This program is a Real-time semantic segmentation model which runing in the browser by TensorFlow.js. The model use MobileNet as feature extractor (aka encoder ) architectures and use Fcn as the segmentation (aka decoder) architectures.
You can use this as standalone es5 bundle like this:
<script src="https://cdn.jsdelivr.net/npm/@tensorflow/[email protected]"></script>
<script src="http://www.acgtrip.com/static/semanticDemo/util.js"></script>
<script src="http://www.acgtrip.com/static/semanticDemo/ModelWeights.js"></script>
<script src="http://www.acgtrip.com/static/semanticDemo/mobileNet.js"></script>
<script src="http://www.acgtrip.com/static/semanticDemo/semanticSegmentation.js"></script>
For the convenience of debugging, we haven't packaged or compressed the code.
This program can segment 21 types of semantics or only segment the person. Each methodology has similar input parameters with different outputs. Besice, the program alse provides two segmentation architectures,FCN-16 or FCN-32.
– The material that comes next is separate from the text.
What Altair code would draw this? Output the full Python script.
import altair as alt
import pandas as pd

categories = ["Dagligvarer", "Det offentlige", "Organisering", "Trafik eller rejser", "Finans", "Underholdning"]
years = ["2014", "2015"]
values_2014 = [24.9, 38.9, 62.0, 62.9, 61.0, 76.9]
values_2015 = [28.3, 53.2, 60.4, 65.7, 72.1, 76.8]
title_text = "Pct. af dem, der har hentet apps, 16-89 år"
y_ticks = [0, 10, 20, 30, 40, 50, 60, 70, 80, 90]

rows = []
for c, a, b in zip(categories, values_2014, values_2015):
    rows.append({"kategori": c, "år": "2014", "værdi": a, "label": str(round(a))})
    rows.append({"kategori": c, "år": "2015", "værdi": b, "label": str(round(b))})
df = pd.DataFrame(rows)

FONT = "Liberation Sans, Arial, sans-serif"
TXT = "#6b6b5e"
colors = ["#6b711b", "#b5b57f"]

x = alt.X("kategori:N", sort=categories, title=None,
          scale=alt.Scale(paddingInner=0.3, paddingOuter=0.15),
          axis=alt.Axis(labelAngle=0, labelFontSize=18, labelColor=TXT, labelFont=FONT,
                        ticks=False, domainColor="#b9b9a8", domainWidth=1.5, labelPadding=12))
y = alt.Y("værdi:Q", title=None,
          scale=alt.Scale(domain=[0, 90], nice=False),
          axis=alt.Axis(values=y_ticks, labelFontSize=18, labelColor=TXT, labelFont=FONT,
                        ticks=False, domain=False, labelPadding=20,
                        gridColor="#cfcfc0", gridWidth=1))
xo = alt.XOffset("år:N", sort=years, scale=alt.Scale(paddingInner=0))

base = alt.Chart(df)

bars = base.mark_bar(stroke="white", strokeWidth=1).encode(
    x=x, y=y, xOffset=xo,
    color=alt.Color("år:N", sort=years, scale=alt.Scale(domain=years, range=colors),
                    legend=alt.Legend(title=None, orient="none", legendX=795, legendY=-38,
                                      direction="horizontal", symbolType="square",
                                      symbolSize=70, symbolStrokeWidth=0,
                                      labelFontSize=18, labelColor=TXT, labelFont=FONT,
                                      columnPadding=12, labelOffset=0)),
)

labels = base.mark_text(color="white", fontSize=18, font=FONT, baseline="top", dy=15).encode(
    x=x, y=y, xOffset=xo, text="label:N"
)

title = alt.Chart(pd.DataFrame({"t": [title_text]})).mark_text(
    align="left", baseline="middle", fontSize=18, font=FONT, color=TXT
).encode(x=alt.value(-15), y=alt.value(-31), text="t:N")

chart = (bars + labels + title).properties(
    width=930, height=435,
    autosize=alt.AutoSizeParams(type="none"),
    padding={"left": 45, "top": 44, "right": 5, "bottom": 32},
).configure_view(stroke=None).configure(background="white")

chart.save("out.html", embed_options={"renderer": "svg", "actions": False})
To get started, a model must be loaded from a checkpoint:
var network=new SemanticSegmentation(modelAddress,modelPixels);
await network.load()
modelAddress the address of the cheakpoint. you can find one cheakpoint at here.All files in the folder is necessary and the modelAddress means the route of the "model.json". For example, if you want to use our model weight, the modelAddress can be given as "http://www.acgtrip.com/static/semanticDemoweb_model/model.json".
modelPixels the shape of the inputLayer of the model, The struct is [Height, Width]. it will change the input image to the given shape without change the aspect ratio of the picture by adding some extra pixels. The larger the value, the larger the size of the layers, and more accurate the model at the cost of speed. Set this to a smaller value to increase speed at the cost of accuracy.
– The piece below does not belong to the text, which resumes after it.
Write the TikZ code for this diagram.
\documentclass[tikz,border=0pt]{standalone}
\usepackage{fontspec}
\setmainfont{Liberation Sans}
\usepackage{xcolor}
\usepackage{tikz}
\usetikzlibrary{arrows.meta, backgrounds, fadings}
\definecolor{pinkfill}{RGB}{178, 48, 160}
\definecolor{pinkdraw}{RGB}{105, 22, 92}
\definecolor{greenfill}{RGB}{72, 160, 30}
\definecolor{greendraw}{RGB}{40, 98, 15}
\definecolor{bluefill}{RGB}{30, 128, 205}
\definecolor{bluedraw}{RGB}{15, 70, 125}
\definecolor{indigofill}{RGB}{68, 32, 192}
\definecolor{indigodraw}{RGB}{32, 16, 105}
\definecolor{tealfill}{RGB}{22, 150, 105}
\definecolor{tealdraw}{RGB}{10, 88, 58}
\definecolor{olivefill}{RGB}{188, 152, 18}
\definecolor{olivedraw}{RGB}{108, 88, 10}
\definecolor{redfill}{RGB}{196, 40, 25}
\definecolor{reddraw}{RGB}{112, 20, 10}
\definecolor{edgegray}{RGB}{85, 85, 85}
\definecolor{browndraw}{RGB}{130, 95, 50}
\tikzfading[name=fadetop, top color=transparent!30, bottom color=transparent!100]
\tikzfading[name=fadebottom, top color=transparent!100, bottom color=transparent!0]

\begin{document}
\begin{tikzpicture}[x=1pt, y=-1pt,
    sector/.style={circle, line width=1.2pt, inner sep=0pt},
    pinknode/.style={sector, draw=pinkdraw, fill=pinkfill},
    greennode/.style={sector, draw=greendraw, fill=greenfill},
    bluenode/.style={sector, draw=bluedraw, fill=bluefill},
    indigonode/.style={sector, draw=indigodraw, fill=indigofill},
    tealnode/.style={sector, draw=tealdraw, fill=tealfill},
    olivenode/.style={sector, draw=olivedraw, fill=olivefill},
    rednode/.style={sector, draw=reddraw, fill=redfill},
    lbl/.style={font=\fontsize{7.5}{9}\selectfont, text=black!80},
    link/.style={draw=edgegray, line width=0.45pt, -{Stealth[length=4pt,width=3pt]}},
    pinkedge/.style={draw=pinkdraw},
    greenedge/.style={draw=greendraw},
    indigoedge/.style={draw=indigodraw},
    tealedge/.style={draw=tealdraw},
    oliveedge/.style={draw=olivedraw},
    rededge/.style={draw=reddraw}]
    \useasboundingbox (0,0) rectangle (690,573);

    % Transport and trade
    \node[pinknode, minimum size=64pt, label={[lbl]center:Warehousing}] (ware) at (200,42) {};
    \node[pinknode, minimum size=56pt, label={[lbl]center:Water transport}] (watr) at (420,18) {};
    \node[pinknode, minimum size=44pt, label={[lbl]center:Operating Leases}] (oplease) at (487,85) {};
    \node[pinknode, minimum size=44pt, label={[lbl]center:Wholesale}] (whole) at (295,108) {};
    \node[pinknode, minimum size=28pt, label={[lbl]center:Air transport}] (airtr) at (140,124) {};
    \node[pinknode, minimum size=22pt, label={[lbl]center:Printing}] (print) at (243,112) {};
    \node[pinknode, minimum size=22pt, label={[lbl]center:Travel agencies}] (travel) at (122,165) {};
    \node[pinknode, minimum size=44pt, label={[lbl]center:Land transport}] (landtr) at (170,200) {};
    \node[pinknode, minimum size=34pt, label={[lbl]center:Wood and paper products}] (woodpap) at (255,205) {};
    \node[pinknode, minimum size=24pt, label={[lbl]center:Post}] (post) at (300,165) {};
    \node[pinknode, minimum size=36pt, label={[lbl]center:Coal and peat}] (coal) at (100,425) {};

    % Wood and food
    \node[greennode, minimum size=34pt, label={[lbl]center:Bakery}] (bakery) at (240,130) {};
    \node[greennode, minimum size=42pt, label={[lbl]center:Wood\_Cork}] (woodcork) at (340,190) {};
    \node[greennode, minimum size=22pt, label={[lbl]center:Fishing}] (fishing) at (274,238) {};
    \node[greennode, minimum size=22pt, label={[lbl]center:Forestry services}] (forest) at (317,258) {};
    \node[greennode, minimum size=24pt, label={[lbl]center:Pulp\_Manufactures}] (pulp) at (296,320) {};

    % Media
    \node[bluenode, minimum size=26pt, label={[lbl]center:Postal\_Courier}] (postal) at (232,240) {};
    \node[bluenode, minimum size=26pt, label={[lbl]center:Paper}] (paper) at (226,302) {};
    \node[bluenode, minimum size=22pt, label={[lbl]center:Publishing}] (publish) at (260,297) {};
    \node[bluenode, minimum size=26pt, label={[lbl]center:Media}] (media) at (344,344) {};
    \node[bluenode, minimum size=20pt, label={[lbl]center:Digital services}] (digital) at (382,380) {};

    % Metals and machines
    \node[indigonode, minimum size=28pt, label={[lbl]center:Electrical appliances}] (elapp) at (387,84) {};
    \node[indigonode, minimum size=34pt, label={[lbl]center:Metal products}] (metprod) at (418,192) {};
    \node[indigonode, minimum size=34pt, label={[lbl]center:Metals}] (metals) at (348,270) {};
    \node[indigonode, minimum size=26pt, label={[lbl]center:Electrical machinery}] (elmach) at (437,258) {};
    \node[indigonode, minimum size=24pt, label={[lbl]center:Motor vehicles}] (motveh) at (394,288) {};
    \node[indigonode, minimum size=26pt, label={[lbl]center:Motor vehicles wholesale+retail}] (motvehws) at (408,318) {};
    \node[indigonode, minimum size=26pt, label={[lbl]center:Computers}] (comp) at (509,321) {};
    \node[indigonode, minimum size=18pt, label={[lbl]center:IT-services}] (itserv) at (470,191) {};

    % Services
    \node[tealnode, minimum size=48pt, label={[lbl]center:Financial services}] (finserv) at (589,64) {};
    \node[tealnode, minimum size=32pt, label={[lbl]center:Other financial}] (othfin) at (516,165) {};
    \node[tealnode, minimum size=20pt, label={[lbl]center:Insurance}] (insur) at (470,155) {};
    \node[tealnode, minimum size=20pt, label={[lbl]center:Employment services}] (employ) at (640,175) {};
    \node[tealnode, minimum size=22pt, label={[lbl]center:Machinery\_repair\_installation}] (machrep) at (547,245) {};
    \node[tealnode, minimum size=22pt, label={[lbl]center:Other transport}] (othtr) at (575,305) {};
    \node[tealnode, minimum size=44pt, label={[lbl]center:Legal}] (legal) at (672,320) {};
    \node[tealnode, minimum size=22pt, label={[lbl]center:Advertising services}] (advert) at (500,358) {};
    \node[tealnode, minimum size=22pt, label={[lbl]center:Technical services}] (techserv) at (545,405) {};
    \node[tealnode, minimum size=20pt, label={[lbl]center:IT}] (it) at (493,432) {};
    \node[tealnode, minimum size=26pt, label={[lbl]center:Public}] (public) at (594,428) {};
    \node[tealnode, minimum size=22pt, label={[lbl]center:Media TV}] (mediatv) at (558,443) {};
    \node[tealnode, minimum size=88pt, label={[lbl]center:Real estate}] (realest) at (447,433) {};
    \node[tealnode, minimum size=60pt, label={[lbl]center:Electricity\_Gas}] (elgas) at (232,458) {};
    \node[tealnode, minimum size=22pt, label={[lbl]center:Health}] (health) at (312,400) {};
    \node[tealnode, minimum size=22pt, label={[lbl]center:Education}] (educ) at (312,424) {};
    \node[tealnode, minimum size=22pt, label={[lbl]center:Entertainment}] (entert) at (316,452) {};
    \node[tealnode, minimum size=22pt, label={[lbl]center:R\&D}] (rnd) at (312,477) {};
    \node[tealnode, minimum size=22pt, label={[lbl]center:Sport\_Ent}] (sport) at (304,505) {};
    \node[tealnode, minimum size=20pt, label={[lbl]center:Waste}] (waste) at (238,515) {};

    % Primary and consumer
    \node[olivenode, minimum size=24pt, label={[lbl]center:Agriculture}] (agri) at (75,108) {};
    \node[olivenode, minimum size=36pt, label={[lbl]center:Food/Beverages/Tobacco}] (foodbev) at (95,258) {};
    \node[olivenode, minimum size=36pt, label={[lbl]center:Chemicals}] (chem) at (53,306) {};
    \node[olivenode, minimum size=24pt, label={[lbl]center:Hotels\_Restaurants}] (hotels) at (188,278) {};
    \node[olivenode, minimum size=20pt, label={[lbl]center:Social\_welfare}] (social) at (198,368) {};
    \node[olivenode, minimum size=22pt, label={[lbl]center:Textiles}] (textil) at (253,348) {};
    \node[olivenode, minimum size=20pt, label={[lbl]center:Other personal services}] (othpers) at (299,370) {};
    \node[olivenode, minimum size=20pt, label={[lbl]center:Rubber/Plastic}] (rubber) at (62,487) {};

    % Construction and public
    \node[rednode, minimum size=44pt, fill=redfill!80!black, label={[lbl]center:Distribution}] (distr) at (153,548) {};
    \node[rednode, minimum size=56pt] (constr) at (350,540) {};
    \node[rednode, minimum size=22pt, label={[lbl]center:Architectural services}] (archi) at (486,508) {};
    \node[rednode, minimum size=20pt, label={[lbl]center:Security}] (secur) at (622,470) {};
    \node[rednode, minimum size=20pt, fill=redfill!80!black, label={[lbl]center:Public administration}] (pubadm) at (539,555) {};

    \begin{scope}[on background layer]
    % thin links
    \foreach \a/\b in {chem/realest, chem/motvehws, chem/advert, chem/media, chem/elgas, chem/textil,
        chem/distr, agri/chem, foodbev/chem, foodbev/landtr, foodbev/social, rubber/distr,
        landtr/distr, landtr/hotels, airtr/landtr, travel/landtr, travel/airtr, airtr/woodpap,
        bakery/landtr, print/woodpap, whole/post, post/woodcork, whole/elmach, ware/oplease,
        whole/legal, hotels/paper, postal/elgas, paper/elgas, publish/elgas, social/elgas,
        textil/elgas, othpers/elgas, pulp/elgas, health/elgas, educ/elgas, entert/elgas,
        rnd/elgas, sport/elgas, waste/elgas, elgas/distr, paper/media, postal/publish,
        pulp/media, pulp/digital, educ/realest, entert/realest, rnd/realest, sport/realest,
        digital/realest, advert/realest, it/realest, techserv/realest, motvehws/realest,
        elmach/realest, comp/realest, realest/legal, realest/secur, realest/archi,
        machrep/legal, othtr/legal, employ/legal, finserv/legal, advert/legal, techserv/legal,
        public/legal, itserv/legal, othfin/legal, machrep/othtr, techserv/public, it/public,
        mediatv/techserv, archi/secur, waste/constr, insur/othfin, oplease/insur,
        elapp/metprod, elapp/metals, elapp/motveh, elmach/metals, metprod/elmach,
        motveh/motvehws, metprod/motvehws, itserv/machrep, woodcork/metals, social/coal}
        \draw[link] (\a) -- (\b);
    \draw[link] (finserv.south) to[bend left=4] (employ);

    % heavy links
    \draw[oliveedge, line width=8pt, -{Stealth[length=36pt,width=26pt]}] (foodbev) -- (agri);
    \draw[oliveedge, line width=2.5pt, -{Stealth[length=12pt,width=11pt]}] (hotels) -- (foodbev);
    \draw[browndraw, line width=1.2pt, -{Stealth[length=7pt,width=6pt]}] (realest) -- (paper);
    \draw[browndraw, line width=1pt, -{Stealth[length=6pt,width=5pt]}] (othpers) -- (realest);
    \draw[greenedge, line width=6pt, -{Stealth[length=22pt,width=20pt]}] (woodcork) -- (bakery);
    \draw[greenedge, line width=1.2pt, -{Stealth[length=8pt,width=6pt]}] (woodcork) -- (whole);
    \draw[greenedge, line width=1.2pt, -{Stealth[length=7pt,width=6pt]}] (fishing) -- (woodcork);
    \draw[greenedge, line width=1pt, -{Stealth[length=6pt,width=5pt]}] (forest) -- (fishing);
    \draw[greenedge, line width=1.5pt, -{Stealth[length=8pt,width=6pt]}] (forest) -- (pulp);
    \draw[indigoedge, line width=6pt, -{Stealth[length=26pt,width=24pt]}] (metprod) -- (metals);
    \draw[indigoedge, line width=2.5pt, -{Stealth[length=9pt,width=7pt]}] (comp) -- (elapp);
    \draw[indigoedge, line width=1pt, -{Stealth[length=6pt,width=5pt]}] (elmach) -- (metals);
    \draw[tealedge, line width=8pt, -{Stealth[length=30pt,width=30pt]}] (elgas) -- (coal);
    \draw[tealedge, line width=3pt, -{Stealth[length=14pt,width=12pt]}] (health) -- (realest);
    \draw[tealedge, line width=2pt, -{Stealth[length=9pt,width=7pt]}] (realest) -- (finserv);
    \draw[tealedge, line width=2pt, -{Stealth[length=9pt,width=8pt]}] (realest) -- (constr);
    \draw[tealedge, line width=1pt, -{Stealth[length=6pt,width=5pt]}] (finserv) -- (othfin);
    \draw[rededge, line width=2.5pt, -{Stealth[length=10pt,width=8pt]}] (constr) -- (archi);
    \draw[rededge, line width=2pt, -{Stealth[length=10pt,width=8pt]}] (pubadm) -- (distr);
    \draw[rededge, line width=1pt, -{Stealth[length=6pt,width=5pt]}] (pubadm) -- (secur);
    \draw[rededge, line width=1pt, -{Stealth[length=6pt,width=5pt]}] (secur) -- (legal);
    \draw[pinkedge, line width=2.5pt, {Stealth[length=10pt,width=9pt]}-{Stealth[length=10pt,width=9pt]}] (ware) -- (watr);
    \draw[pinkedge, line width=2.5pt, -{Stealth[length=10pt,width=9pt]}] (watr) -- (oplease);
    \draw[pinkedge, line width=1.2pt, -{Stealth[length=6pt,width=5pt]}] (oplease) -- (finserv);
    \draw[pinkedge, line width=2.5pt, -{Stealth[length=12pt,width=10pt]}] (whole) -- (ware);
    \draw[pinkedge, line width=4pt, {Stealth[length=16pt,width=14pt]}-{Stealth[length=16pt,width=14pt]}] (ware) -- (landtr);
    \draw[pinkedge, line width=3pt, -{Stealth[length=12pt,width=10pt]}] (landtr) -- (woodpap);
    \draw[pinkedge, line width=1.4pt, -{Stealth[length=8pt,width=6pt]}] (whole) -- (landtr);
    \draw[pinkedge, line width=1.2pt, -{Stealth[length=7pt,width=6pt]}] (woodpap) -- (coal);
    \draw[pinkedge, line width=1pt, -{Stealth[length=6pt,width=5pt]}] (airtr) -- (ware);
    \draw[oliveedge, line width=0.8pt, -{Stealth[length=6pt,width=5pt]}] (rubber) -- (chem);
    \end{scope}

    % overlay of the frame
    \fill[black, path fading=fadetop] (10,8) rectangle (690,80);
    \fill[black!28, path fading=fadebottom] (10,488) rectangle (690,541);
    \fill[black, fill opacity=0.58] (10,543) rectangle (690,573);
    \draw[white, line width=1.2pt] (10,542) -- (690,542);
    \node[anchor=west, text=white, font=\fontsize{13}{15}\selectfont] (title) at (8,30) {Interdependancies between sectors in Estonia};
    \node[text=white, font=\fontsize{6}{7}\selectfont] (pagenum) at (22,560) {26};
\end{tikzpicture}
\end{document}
var network=new SemanticSegmentation(modelAddress,modelPixels);
await network.load()
var netOutput=await network.predict(image,isOnlyPerson,isFcn32).data();
image - ImageData|HTMLImageElement|HTMLCanvasElement|HTMLVideoElement The input image to feed through the network.
isOnlyPerson if it is true, the model works in the person segment mode, if it is false, the model works in the semantic segment mode. the semantic segment mode will be more accuracy but costs more time.
isFcn32 if it is true, it uses the FCN32 net,else it uses the FCN16 net, FCN32 mode will be more accuracy but costs more time.
The model can segments an image into pixels that are and aren't part of a person or can segments the 21 types of semantics. if you choose the person segmentation, the output will be a array with the probability of whether this pixel is a human. if you choose the semantic segmentation, the function will return a array with ids for one of 21 semantics. The array size corresponds to the number of pixels in the input image under both situation.
Part Id | Part Name |
---|---|
0 | background |
1 | aeroplane |
2 | bicycle |
3 | bird |
4 | boat |
5 | bottle |
6 | bus |
7 | car |
8 | cat |
9 | chair |
10 | cow |
11 | dog |
12 | horse |
13 | motorbike |
14 | person |
15 | potted-plant |
16 | sheep |
17 | sofa |
18 | train |
19 | tv/monitor |
20 | ambigious |
The index.html file is in there and others are in here
The tfjs implementation of the mobileNet model is refer to body-pix and the model weights come from seg-mentor
The sourse code is licensed Apache License, Version 2.0 and the model weights is licensed MIT.